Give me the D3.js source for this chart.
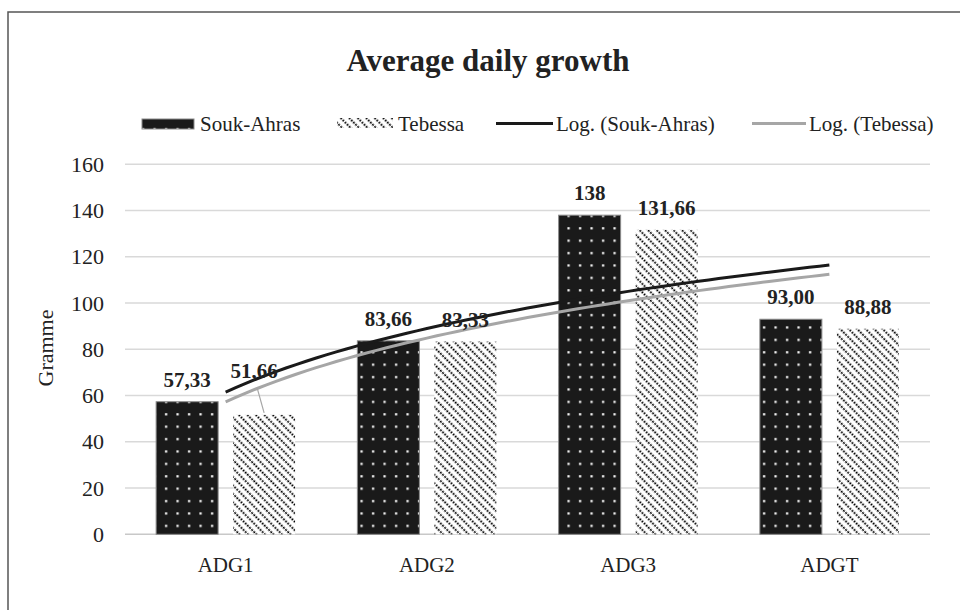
<!DOCTYPE html>
<html>
<head>
<meta charset="utf-8">
<script src="https://cdn.jsdelivr.net/npm/d3@7"></script>
<style>
  body { margin: 0; background: #fff; }
  svg text { font-family: "Liberation Serif", "Times New Roman", serif; fill: #222; }
</style>
</head>
<body>
<script>
// data
var categories = ["ADG1", "ADG2", "ADG3", "ADGT"];
var seriesNames = ["Souk-Ahras", "Tebessa"];
var soukAhras = [57.33, 83.66, 138, 93.00];
var tebessa = [51.66, 83.33, 131.66, 88.88];
var labelsSouk = ["57,33", "83,66", "138", "93,00"];
var labelsTebessa = ["51,66", "83,33", "131,66", "88,88"];
var yTicks = [0, 20, 40, 60, 80, 100, 120, 140, 160];

var serif = "'Liberation Serif', 'Times New Roman', serif";
var width = 960, height = 610;

var svg = d3.select("body").append("svg")
    .attr("width", width)
    .attr("height", height)
    .attr("font-family", serif);

// patterns for the two series
var defs = svg.append("defs");
var dots = defs.append("pattern")
    .attr("id", "dots")
    .attr("patternUnits", "userSpaceOnUse")
    .attr("width", 11.5).attr("height", 12.4);
dots.append("rect").attr("width", 11.5).attr("height", 12.4).attr("fill", "#1a1a1a");
dots.append("rect").attr("x", 4).attr("y", 4).attr("width", 2.2).attr("height", 2.2).attr("fill", "#fff");

var hatch = defs.append("pattern")
    .attr("id", "hatch")
    .attr("patternUnits", "userSpaceOnUse")
    .attr("width", 6).attr("height", 6)
    .attr("patternTransform", "rotate(-45)");
hatch.append("rect").attr("width", 6).attr("height", 6).attr("fill", "#fff");
hatch.append("line")
    .attr("x1", 1.5).attr("y1", 0).attr("x2", 1.5).attr("y2", 6)
    .attr("stroke", "#000").attr("stroke-width", 1.7)
    .attr("stroke-dasharray", "2 1");

// outer frame
svg.append("rect")
    .attr("x", 8).attr("y", 12)
    .attr("width", 970).attr("height", 620)
    .attr("fill", "none")
    .attr("stroke", "#555").attr("stroke-width", 1.5);

// title
svg.append("text")
    .attr("x", 488).attr("y", 71)
    .attr("text-anchor", "middle")
    .style("font-size", "31px").style("font-weight", "bold")
    .text("Average daily growth");

// scales
var x0 = d3.scaleBand().domain(categories).range([125, 930]);
var y = d3.scaleLinear().domain([0, 160]).range([534.3, 164.3]);
var barW = 62, gap = 15;
var pad = (x0.bandwidth() - 2 * barW - gap) / 2;

// gridlines
svg.append("g").selectAll("line")
    .data(yTicks)
    .enter().append("line")
    .attr("x1", 125).attr("x2", 930)
    .attr("y1", function (d) { return y(d); })
    .attr("y2", function (d) { return y(d); })
    .attr("stroke", function (d) { return d === 0 ? "#c8c8c8" : "#d9d9d9"; })
    .attr("stroke-width", 1.5);

// y axis labels
var yAxis = svg.append("g")
    .attr("transform", "translate(112,0)")
    .call(d3.axisLeft(y).tickValues(yTicks).tickSize(0).tickPadding(8))
    .attr("font-family", serif)
    .attr("font-size", 22);
yAxis.select(".domain").remove();
yAxis.selectAll("text").attr("fill", "#222");

// x axis labels
var xAxis = svg.append("g")
    .attr("transform", "translate(0,549)")
    .call(d3.axisBottom(x0).tickSize(0).tickPadding(8))
    .attr("font-family", serif)
    .attr("font-size", 21);
xAxis.select(".domain").remove();
xAxis.selectAll("text").attr("fill", "#222");

// y axis title
svg.append("text")
    .attr("transform", "translate(53,348) rotate(-90)")
    .attr("text-anchor", "middle")
    .style("font-size", "22px")
    .text("Gramme");

// bars
var barsG = svg.append("g");
barsG.selectAll(".souk")
    .data(soukAhras)
    .enter().append("rect")
    .attr("class", "souk")
    .attr("x", function (d, i) { return x0(categories[i]) + pad; })
    .attr("y", function (d) { return y(d); })
    .attr("width", barW)
    .attr("height", function (d) { return y(0) - y(d); })
    .attr("fill", "url(#dots)")
    .attr("stroke", "#8a8a8a").attr("stroke-width", 1);

barsG.selectAll(".teb")
    .data(tebessa)
    .enter().append("rect")
    .attr("class", "teb")
    .attr("x", function (d, i) { return x0(categories[i]) + pad + barW + gap; })
    .attr("y", function (d) { return y(d); })
    .attr("width", barW)
    .attr("height", function (d) { return y(0) - y(d); })
    .attr("fill", "url(#hatch)");

// logarithmic trendlines (least squares on ln(x))
function logFit(vals) {
    var xs = vals.map(function (d, i) { return Math.log(i + 1); });
    var mx = d3.mean(xs), my = d3.mean(vals);
    var sxy = d3.sum(xs, function (v, i) { return (v - mx) * (vals[i] - my); });
    var sxx = d3.sum(xs, function (v) { return (v - mx) * (v - mx); });
    var a = sxy / sxx, b = my - a * mx;
    return function (t) { return a * Math.log(t) + b; };
}
var xc = d3.scaleLinear()
    .domain([1, categories.length])
    .range([x0(categories[0]) + x0.bandwidth() / 2,
            x0(categories[categories.length - 1]) + x0.bandwidth() / 2]);
var steps = d3.range(1, categories.length + 0.001, 0.05);
var line = d3.line()
    .x(function (d) { return xc(d[0]); })
    .y(function (d) { return y(d[1]); });

var fitS = logFit(soukAhras), fitT = logFit(tebessa);
svg.append("path")
    .datum(steps.map(function (t) { return [t, fitS(t)]; }))
    .attr("d", line)
    .attr("fill", "none").attr("stroke", "#1a1a1a").attr("stroke-width", 3);
svg.append("path")
    .datum(steps.map(function (t) { return [t, fitT(t)]; }))
    .attr("d", line)
    .attr("fill", "none").attr("stroke", "#a6a6a6").attr("stroke-width", 3);

// data labels
var lbl = svg.append("g")
    .style("font-size", "21px").style("font-weight", "bold");
lbl.selectAll(".ls")
    .data(soukAhras)
    .enter().append("text")
    .attr("text-anchor", "middle")
    .attr("x", function (d, i) { return x0(categories[i]) + pad + barW / 2; })
    .attr("y", function (d) { return y(d) - 15; })
    .text(function (d, i) { return labelsSouk[i]; });
lbl.selectAll(".lt")
    .data(tebessa)
    .enter().append("text")
    .attr("text-anchor", "middle")
    .attr("x", function (d, i) {
        var cx = x0(categories[i]) + pad + barW * 1.5 + gap;
        return i === 0 ? cx - 10 : cx;
    })
    .attr("y", function (d, i) { return i === 0 ? y(d) - 37 : y(d) - 15; })
    .text(function (d, i) { return labelsTebessa[i]; });

// leader line for the moved ADG1 Tebessa label
var firstT = x0(categories[0]) + pad + barW * 1.5 + gap;
svg.append("line")
    .attr("x1", firstT - 7).attr("y1", y(tebessa[0]) - 27)
    .attr("x2", firstT).attr("y2", y(tebessa[0]) - 2)
    .attr("stroke", "#a6a6a6").attr("stroke-width", 1.2);

// legend
var legend = svg.append("g").style("font-size", "21px");
legend.append("rect")
    .attr("x", 142).attr("y", 119).attr("width", 52).attr("height", 10)
    .attr("fill", "url(#dots)").attr("stroke", "#8a8a8a").attr("stroke-width", 1);
legend.append("text").attr("x", 200).attr("y", 131).text(seriesNames[0]);
legend.append("rect")
    .attr("x", 337).attr("y", 118).attr("width", 56).attr("height", 10)
    .attr("fill", "url(#hatch)");
legend.append("text").attr("x", 398).attr("y", 131).text(seriesNames[1]);
legend.append("line")
    .attr("x1", 496).attr("x2", 553).attr("y1", 123.5).attr("y2", 123.5)
    .attr("stroke", "#1a1a1a").attr("stroke-width", 3);
legend.append("text").attr("x", 556).attr("y", 131).text("Log. (" + seriesNames[0] + ")");
legend.append("line")
    .attr("x1", 752).attr("x2", 806).attr("y1", 123.5).attr("y2", 123.5)
    .attr("stroke", "#a6a6a6").attr("stroke-width", 3);
legend.append("text").attr("x", 809).attr("y", 131).text("Log. (" + seriesNames[1] + ")");
</script>
</body>
</html>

=====

* Aim of the task: Find the word "chart" and list each line it appears in.

* Written solution:
Give me the D3.js source for this chart.

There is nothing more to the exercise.